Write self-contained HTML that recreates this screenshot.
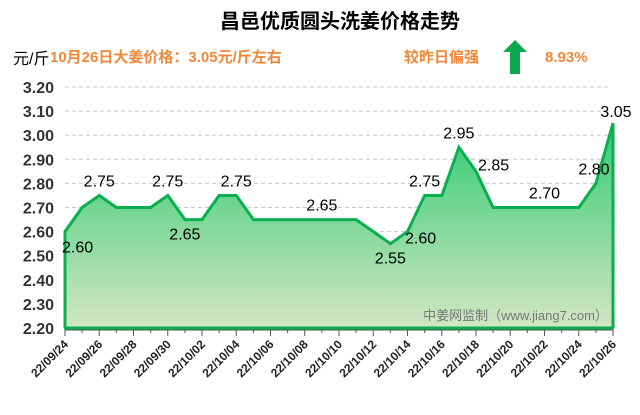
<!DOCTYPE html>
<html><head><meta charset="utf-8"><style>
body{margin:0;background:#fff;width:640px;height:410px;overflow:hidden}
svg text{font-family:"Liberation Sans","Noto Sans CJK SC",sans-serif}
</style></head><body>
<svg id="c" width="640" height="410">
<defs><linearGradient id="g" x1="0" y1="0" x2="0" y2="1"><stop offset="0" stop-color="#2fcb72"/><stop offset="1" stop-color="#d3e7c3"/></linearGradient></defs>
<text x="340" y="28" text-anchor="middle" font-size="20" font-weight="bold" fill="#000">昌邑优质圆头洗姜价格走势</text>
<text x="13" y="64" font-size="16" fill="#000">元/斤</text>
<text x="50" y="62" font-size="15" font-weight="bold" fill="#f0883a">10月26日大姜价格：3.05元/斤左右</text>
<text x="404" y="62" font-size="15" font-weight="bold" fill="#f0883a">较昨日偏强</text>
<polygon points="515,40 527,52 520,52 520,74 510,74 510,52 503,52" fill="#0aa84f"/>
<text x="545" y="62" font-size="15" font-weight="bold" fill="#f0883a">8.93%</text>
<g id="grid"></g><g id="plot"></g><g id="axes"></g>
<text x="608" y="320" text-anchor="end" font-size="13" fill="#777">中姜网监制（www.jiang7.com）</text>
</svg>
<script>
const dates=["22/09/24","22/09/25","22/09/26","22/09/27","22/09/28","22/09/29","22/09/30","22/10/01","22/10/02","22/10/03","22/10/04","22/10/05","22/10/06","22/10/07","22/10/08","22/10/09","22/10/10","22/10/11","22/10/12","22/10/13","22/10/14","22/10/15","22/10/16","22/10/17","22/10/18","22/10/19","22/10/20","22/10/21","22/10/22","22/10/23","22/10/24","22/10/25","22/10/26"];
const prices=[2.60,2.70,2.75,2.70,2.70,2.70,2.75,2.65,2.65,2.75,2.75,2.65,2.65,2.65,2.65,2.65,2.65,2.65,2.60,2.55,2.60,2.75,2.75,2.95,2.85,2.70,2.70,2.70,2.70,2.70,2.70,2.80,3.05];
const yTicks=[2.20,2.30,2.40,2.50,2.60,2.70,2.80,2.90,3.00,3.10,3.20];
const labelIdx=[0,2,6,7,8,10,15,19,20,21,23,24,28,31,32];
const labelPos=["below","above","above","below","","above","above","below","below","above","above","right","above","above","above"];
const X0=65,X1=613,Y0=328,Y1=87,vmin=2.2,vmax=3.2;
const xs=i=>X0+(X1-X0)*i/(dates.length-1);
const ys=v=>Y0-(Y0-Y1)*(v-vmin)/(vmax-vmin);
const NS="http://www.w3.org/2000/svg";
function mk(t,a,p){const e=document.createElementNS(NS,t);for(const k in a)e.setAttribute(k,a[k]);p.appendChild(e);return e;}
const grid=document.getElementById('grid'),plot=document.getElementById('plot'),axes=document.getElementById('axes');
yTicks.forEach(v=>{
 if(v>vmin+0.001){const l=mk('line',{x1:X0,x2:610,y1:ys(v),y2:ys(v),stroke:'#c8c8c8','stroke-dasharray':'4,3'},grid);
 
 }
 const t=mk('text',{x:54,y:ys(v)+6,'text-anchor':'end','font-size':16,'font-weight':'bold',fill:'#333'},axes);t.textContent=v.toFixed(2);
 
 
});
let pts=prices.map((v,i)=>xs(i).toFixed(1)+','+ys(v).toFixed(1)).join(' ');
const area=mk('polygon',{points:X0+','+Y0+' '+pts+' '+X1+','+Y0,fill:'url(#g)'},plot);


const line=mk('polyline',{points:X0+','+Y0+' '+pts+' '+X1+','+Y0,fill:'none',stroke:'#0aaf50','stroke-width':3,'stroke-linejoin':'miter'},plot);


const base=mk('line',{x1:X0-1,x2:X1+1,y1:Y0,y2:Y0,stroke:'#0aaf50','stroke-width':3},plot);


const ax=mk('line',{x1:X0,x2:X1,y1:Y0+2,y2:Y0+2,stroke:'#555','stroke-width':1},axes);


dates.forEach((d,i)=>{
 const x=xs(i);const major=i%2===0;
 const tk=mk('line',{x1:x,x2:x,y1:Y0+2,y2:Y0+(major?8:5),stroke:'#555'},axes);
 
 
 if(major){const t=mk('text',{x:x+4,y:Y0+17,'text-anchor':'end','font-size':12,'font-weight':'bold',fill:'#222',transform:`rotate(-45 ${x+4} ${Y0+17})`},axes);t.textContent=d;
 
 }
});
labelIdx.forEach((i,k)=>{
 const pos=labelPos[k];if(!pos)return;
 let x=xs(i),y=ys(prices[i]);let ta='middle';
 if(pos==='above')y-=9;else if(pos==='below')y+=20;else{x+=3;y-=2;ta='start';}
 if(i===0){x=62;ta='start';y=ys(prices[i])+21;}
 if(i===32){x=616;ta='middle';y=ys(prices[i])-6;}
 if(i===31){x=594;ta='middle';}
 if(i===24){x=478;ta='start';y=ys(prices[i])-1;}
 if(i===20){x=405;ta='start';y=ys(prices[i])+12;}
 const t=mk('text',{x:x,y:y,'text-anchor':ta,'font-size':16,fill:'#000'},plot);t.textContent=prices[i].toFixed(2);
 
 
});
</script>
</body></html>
* * *
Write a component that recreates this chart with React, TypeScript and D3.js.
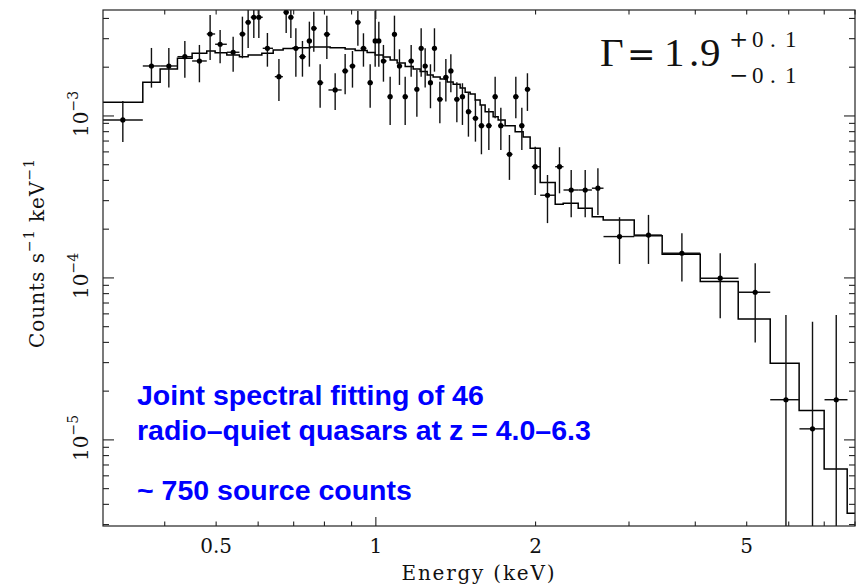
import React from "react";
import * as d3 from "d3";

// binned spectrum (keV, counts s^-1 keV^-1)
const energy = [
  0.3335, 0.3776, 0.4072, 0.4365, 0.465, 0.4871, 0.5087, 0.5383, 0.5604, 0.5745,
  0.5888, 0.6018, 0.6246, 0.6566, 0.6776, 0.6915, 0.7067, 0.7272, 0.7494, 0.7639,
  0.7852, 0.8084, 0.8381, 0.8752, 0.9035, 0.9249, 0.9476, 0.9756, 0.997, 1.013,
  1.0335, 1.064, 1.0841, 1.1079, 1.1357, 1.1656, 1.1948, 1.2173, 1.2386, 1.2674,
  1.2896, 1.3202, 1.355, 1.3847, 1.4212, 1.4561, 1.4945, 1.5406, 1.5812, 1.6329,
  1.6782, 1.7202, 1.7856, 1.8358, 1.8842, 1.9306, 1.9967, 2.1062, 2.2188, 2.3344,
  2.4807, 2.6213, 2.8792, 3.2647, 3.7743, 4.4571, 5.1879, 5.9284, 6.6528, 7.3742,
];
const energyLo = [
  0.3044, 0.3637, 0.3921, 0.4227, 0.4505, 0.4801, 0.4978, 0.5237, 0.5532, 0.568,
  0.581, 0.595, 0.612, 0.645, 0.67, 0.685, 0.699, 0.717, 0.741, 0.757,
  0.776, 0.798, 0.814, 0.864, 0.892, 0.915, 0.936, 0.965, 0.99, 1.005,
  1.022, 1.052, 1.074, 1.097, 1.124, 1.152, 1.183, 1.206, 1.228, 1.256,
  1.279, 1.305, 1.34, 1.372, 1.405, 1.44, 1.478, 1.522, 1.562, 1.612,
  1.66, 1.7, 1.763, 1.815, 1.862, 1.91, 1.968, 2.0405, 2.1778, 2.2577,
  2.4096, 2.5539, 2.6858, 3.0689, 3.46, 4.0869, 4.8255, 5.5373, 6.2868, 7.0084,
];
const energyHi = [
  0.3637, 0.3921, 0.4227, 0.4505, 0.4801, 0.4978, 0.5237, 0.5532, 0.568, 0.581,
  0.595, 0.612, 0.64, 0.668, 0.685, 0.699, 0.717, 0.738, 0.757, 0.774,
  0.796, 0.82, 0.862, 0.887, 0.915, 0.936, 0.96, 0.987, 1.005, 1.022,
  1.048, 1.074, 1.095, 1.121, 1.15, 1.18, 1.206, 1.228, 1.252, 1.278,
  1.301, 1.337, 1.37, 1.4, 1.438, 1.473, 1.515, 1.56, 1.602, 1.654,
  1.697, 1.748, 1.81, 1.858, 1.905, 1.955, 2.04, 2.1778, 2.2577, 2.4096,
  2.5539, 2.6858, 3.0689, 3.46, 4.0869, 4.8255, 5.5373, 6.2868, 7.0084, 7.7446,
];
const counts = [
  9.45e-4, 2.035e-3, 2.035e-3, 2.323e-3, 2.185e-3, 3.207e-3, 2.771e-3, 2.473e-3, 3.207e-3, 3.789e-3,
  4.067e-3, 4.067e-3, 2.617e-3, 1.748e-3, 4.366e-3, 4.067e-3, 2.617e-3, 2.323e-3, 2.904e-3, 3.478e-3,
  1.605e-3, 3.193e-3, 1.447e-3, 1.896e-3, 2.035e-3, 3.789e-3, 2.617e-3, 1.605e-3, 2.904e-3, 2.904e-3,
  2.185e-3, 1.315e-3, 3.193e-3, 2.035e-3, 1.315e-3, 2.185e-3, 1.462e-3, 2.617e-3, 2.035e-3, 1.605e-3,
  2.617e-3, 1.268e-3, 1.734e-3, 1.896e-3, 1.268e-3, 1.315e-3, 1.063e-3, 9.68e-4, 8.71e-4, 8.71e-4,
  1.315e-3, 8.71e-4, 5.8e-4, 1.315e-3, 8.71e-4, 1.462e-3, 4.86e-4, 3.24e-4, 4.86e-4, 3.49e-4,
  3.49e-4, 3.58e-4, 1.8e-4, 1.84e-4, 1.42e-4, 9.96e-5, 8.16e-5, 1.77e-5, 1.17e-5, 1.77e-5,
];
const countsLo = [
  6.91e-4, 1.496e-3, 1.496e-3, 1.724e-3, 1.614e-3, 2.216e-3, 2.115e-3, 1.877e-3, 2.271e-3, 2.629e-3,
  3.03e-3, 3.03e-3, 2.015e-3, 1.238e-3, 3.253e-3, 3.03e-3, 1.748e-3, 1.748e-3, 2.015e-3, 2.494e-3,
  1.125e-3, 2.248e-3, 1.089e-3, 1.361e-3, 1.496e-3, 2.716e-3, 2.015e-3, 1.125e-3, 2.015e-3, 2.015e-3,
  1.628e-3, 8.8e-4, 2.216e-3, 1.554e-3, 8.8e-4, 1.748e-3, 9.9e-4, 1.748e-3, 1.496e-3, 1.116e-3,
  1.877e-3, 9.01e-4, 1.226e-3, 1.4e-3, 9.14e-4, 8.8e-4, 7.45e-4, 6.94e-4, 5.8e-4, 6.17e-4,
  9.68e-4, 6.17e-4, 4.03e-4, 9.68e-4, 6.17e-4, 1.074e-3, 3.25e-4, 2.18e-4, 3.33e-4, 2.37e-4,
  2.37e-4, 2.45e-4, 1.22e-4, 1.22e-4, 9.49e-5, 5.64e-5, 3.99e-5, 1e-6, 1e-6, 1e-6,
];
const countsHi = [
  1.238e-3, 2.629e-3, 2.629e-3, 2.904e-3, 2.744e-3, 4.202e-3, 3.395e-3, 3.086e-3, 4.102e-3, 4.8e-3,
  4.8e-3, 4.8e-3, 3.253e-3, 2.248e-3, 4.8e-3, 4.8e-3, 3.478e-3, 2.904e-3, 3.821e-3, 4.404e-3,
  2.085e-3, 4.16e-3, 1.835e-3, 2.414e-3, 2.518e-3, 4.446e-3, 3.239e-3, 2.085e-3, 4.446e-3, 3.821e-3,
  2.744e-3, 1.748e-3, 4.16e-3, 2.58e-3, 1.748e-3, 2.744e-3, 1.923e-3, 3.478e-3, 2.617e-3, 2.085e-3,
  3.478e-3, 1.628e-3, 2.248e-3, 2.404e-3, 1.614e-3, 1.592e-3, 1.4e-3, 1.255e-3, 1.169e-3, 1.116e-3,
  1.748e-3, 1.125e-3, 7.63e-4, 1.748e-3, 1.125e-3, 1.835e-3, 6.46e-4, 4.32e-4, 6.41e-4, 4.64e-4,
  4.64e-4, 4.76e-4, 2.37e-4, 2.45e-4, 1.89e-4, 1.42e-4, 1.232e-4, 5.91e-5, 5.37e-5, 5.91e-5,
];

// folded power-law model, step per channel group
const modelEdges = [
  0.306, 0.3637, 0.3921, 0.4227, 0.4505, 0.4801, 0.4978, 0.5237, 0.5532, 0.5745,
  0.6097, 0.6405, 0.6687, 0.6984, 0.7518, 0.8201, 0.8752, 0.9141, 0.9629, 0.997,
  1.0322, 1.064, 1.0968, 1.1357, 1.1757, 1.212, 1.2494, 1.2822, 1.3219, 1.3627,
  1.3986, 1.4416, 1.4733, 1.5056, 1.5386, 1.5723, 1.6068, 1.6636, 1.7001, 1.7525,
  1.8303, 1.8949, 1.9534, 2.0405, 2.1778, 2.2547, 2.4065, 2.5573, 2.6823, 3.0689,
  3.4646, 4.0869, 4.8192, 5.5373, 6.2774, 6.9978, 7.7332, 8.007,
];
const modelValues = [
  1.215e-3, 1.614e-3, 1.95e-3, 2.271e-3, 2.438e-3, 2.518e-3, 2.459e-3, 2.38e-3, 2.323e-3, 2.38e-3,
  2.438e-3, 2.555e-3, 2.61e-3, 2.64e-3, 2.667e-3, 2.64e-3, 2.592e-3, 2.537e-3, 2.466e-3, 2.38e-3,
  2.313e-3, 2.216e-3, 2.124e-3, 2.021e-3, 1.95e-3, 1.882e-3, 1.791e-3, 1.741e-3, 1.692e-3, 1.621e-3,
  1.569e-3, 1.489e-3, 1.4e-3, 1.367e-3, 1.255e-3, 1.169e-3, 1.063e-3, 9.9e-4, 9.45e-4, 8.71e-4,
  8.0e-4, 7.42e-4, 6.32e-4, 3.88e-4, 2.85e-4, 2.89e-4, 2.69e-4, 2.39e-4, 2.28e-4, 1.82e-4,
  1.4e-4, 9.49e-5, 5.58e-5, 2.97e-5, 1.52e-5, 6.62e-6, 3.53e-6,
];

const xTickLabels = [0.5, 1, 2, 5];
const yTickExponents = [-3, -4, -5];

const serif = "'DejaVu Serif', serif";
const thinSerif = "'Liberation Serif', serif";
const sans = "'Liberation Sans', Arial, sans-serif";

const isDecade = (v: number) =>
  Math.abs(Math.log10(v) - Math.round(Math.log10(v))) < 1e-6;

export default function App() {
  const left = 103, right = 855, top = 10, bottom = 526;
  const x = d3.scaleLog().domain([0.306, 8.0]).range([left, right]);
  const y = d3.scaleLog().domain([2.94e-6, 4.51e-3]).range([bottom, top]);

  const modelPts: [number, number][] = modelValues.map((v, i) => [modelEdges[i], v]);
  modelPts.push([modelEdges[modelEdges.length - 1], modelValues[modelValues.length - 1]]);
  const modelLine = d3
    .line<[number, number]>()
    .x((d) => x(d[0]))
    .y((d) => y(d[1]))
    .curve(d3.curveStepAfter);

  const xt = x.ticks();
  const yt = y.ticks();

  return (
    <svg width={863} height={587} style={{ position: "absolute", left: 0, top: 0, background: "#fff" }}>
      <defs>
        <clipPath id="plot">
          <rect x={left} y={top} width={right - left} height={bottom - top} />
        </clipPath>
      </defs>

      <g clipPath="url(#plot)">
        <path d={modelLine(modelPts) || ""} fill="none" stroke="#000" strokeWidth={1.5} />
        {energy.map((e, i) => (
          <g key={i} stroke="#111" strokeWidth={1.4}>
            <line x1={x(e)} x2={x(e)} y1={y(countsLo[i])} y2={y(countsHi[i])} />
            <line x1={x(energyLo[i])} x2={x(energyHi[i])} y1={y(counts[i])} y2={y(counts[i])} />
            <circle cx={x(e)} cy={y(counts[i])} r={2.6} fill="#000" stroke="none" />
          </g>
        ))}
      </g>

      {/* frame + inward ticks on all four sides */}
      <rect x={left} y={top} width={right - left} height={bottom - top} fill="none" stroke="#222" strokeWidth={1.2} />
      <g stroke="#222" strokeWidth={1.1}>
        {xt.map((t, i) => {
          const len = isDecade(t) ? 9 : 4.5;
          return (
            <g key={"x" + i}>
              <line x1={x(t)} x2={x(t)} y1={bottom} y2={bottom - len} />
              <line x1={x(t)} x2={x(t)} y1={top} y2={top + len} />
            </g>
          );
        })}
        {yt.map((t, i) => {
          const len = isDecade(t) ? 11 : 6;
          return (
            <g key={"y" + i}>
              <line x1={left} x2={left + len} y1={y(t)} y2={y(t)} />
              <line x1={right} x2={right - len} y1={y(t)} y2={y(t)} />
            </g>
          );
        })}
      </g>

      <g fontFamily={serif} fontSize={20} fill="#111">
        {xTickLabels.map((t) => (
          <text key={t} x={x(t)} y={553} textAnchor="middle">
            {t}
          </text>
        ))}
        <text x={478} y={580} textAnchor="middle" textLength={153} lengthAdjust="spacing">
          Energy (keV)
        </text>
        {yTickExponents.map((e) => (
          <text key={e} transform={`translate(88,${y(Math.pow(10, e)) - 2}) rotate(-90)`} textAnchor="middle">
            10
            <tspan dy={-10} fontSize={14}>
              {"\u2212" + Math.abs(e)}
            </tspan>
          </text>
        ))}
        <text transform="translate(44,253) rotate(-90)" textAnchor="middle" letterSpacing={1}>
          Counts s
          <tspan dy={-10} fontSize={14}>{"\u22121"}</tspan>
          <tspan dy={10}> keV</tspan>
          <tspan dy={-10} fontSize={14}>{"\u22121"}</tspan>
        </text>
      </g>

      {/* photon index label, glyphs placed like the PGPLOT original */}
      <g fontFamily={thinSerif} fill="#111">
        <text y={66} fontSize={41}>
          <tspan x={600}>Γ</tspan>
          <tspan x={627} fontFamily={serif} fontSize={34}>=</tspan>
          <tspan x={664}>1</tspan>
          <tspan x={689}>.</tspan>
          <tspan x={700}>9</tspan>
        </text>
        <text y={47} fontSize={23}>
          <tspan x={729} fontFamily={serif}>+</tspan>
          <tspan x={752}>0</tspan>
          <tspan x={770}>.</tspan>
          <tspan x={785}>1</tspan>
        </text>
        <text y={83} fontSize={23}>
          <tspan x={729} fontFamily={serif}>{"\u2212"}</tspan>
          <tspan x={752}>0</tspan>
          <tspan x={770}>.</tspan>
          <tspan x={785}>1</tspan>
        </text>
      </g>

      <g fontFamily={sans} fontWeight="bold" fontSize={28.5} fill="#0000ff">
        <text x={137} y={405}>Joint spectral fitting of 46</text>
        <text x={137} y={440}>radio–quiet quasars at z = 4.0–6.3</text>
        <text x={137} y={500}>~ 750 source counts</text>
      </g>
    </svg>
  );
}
--
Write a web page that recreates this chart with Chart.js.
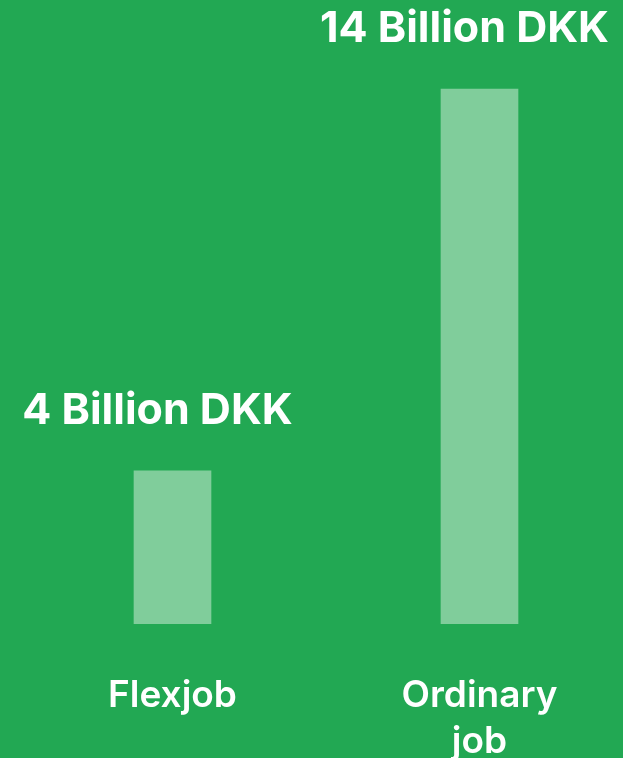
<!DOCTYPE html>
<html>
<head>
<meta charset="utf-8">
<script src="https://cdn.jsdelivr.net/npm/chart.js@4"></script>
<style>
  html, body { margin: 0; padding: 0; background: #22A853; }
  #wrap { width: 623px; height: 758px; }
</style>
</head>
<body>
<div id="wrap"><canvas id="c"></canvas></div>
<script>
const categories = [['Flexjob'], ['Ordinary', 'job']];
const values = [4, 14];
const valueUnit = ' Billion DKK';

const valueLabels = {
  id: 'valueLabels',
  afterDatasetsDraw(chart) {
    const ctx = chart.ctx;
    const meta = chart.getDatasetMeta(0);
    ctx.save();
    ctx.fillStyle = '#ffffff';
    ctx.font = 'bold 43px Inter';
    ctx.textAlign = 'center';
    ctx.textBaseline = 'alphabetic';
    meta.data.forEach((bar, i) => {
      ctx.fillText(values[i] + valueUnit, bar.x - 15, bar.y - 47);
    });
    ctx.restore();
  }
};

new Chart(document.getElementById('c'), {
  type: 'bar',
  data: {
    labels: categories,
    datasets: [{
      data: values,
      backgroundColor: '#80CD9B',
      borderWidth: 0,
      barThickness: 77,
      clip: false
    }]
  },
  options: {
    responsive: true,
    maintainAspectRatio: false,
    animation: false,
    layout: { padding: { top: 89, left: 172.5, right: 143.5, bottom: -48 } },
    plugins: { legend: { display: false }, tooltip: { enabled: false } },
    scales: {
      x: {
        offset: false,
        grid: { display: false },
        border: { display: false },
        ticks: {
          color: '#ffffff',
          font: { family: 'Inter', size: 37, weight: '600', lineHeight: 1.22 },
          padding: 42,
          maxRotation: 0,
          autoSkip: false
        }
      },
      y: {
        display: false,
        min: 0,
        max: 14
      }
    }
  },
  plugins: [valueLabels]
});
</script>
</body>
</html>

• WHAT YOU ARE ASKED TO DO
Of the lines above, copy only those from the one holding "Write a component" to the one holding "import * as", both included, and exclude every image.

• RESULT FOR THIS TASK
Write a component that recreates this chart with React, TypeScript and D3.js.
import React from "react";
import * as d3 from "d3";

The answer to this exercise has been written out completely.